— start Data lines —

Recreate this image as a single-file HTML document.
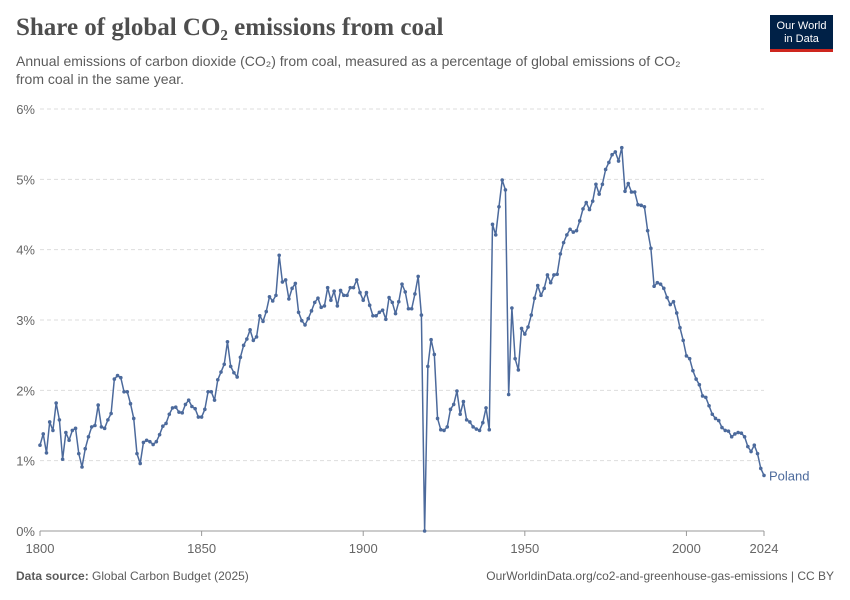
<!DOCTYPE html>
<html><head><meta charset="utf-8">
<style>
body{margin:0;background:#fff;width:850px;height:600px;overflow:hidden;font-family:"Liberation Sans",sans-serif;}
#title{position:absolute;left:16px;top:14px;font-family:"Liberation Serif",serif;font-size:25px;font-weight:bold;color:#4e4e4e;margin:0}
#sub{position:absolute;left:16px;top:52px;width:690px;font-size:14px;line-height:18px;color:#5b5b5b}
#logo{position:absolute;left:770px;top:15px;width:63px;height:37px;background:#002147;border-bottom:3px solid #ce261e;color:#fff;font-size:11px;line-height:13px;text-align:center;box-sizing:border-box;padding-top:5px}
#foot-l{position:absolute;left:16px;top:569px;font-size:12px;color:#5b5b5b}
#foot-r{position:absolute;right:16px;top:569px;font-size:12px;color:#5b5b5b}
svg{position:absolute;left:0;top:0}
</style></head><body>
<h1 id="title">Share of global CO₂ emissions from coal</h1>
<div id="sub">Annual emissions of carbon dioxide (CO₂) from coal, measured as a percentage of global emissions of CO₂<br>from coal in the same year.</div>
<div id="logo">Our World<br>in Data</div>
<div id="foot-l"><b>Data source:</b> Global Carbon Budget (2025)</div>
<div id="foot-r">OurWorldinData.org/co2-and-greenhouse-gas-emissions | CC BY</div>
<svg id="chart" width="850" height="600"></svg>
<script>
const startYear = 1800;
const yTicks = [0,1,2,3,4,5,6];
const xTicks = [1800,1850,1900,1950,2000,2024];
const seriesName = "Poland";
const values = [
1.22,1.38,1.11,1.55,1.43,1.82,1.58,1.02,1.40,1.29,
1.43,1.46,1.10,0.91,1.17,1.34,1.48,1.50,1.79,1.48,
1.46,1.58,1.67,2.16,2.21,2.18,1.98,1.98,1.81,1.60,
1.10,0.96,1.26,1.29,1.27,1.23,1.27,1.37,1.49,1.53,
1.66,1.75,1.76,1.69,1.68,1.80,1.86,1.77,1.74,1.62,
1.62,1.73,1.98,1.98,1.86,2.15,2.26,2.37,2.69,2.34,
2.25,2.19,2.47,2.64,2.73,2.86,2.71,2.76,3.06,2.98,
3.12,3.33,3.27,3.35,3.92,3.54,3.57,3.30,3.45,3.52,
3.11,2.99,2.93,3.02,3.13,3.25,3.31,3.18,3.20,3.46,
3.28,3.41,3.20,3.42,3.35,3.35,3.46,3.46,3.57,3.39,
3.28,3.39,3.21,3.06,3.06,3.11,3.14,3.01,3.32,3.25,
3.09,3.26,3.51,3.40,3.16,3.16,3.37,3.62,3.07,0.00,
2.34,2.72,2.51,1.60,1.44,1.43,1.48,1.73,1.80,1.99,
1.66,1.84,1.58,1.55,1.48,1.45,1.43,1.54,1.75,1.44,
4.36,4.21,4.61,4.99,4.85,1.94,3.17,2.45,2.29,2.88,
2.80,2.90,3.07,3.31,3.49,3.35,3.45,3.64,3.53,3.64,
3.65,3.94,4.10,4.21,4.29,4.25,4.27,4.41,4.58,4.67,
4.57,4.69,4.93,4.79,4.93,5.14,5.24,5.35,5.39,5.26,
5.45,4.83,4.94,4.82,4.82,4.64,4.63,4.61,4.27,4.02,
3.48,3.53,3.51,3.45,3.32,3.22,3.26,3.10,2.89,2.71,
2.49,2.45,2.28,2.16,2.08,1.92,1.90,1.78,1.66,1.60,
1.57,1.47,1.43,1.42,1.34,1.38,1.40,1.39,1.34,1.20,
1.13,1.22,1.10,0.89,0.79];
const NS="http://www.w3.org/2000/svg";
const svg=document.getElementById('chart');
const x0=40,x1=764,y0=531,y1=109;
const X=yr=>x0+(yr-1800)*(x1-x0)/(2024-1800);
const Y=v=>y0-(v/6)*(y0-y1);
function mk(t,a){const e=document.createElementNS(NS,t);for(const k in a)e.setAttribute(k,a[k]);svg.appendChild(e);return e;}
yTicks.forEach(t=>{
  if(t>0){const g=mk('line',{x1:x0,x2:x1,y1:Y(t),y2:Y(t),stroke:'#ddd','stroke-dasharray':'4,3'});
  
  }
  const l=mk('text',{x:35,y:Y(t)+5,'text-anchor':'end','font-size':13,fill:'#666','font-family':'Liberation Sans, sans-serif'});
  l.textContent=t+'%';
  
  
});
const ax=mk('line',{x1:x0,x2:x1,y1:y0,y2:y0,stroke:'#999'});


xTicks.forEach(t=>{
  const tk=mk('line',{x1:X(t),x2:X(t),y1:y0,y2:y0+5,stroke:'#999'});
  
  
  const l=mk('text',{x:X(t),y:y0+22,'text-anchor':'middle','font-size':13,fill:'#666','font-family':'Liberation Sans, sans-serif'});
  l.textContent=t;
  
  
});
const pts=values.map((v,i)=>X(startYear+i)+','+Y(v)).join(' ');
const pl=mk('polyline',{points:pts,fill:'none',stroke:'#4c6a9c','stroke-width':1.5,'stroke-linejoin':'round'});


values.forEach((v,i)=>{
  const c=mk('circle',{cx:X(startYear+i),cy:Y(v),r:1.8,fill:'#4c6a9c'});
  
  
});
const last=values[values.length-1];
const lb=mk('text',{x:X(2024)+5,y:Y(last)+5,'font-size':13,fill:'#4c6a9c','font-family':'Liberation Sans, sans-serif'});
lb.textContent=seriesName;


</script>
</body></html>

— end Data lines —
— start Data lines —

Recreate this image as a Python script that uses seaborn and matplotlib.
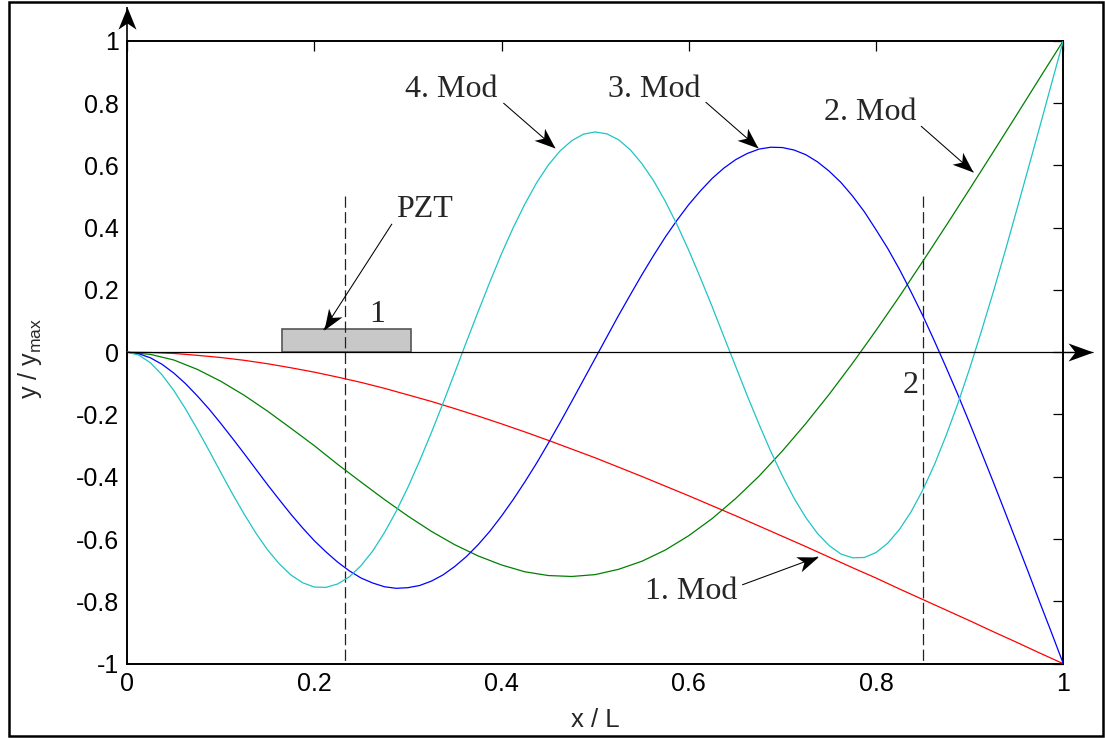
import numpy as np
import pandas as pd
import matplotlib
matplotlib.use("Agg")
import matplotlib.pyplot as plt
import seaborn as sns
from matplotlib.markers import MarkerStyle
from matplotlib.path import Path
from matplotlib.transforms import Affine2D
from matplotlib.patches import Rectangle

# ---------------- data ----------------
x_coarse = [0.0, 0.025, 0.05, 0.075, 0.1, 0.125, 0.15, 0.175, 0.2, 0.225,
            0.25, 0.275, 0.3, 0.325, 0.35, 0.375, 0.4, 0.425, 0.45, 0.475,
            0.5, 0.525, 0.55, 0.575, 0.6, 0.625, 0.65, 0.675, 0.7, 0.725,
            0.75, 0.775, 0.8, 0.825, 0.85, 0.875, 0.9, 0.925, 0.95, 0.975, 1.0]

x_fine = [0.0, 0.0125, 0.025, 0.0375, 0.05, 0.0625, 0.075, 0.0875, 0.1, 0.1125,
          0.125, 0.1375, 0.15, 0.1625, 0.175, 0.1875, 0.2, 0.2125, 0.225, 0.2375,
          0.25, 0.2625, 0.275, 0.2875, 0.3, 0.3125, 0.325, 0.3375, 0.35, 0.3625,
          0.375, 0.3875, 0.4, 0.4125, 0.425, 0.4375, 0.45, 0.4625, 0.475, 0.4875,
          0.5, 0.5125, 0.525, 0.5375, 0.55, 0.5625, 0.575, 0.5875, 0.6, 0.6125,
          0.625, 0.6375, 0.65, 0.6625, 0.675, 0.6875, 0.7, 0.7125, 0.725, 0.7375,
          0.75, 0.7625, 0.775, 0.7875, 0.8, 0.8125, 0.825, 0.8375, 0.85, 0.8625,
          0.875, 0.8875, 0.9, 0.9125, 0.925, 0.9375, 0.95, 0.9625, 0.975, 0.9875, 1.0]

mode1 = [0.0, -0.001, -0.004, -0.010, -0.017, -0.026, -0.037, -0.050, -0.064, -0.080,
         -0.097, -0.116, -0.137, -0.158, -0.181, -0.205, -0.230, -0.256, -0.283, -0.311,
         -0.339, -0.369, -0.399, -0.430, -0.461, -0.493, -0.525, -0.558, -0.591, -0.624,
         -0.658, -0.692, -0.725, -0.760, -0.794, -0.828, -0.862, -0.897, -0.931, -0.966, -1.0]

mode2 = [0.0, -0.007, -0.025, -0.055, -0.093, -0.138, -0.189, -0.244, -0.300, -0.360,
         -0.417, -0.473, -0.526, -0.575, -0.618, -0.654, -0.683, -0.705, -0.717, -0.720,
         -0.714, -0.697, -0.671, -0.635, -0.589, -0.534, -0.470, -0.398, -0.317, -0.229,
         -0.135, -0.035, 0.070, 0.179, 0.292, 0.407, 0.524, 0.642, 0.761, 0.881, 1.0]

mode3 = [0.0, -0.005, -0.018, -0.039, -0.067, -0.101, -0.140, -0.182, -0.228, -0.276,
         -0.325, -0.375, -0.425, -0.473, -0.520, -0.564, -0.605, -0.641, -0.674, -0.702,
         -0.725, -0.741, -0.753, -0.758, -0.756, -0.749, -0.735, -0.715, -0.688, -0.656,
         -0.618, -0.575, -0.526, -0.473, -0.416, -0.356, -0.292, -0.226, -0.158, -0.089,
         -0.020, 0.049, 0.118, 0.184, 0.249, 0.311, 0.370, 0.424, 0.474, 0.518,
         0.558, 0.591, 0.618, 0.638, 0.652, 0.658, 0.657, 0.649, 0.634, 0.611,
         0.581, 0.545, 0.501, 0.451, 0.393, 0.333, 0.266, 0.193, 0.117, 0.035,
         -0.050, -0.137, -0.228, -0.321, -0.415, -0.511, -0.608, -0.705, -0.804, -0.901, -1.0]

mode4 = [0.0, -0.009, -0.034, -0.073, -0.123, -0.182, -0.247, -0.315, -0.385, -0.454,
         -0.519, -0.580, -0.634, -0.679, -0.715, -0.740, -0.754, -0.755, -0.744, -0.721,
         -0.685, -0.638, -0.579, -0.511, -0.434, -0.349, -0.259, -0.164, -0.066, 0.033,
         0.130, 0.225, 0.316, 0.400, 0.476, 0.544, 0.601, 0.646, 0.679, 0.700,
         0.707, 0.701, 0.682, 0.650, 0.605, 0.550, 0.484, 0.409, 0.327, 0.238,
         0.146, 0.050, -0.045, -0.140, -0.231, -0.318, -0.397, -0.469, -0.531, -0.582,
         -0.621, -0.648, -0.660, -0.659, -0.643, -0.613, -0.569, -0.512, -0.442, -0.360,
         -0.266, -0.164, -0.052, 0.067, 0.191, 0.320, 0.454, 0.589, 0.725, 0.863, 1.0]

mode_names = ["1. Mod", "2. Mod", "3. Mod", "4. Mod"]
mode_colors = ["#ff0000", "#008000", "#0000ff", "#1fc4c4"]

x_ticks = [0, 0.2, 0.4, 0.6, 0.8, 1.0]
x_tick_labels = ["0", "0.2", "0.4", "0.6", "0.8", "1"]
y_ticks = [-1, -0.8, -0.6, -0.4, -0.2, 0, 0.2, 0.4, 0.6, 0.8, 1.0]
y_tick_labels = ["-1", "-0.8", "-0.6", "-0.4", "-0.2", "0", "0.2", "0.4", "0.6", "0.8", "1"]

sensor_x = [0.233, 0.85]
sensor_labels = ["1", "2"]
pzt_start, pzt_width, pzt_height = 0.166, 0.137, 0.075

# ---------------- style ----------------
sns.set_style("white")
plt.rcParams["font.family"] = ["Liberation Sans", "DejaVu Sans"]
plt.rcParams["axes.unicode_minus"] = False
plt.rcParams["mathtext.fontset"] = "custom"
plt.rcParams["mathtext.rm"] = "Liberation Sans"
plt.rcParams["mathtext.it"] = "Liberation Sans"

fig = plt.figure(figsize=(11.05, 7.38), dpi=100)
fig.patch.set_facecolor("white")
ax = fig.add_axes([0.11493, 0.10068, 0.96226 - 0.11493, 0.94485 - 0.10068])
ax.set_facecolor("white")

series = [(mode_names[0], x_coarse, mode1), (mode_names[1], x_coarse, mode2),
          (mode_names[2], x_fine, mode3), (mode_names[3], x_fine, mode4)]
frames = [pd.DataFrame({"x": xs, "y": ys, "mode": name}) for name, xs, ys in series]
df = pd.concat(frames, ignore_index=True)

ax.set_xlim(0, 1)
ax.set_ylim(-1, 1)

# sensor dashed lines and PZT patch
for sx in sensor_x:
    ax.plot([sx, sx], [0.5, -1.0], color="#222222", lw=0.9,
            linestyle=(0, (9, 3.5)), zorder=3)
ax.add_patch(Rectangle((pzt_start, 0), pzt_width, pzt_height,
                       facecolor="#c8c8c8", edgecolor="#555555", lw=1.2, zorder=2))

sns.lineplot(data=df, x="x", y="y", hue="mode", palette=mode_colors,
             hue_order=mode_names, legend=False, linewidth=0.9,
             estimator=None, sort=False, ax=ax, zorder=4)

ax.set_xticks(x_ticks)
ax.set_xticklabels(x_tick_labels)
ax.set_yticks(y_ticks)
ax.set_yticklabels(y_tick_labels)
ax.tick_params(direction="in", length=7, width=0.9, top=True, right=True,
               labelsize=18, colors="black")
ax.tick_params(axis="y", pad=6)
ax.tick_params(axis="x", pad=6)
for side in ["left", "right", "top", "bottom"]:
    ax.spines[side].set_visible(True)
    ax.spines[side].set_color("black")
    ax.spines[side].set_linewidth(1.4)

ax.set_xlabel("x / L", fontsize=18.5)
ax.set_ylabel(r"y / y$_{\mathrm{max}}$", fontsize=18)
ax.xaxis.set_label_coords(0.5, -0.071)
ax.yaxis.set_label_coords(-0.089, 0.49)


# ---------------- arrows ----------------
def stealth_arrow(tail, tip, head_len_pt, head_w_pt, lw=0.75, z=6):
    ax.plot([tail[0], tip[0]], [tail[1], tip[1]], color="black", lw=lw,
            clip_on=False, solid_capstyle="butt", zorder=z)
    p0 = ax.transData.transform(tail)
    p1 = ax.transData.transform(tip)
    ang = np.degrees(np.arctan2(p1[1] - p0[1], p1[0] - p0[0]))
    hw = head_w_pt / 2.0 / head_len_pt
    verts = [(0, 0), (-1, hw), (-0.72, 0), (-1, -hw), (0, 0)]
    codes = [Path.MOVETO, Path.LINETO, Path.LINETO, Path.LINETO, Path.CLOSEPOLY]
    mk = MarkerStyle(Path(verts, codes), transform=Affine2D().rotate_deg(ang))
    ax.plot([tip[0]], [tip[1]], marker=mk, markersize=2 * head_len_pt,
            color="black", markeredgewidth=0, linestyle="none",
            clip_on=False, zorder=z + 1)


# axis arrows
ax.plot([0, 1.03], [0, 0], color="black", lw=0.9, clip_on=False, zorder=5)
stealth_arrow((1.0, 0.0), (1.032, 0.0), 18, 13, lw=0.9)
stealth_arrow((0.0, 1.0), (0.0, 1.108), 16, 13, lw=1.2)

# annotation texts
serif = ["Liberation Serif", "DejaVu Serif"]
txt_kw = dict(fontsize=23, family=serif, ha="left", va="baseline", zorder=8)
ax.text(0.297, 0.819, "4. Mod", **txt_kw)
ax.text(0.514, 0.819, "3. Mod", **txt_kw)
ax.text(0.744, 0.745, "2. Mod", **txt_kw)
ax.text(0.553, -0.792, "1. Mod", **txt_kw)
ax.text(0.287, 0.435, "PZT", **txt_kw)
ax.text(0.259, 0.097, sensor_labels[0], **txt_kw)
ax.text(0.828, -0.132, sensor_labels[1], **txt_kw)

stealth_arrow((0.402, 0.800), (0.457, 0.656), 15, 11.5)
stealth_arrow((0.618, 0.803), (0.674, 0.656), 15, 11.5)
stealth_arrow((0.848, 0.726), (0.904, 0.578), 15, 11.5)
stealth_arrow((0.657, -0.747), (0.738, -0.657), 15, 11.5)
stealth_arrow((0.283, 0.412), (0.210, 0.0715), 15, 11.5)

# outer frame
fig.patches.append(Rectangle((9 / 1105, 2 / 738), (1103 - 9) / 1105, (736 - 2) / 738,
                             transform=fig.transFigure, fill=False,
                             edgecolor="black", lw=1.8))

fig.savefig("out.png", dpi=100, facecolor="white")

— end Data lines —

Task goal: The copy should hold exactly the lines from the line with "Recreate this image as a Python" to the line with "from matplotlib.patches import Rectangle", both ends in, set down without any pictures and with nothing added.

Result below:
Recreate this image as a Python script that uses seaborn and matplotlib.
import numpy as np
import pandas as pd
import matplotlib
matplotlib.use("Agg")
import matplotlib.pyplot as plt
import seaborn as sns
from matplotlib.markers import MarkerStyle
from matplotlib.path import Path
from matplotlib.transforms import Affine2D
from matplotlib.patches import Rectangle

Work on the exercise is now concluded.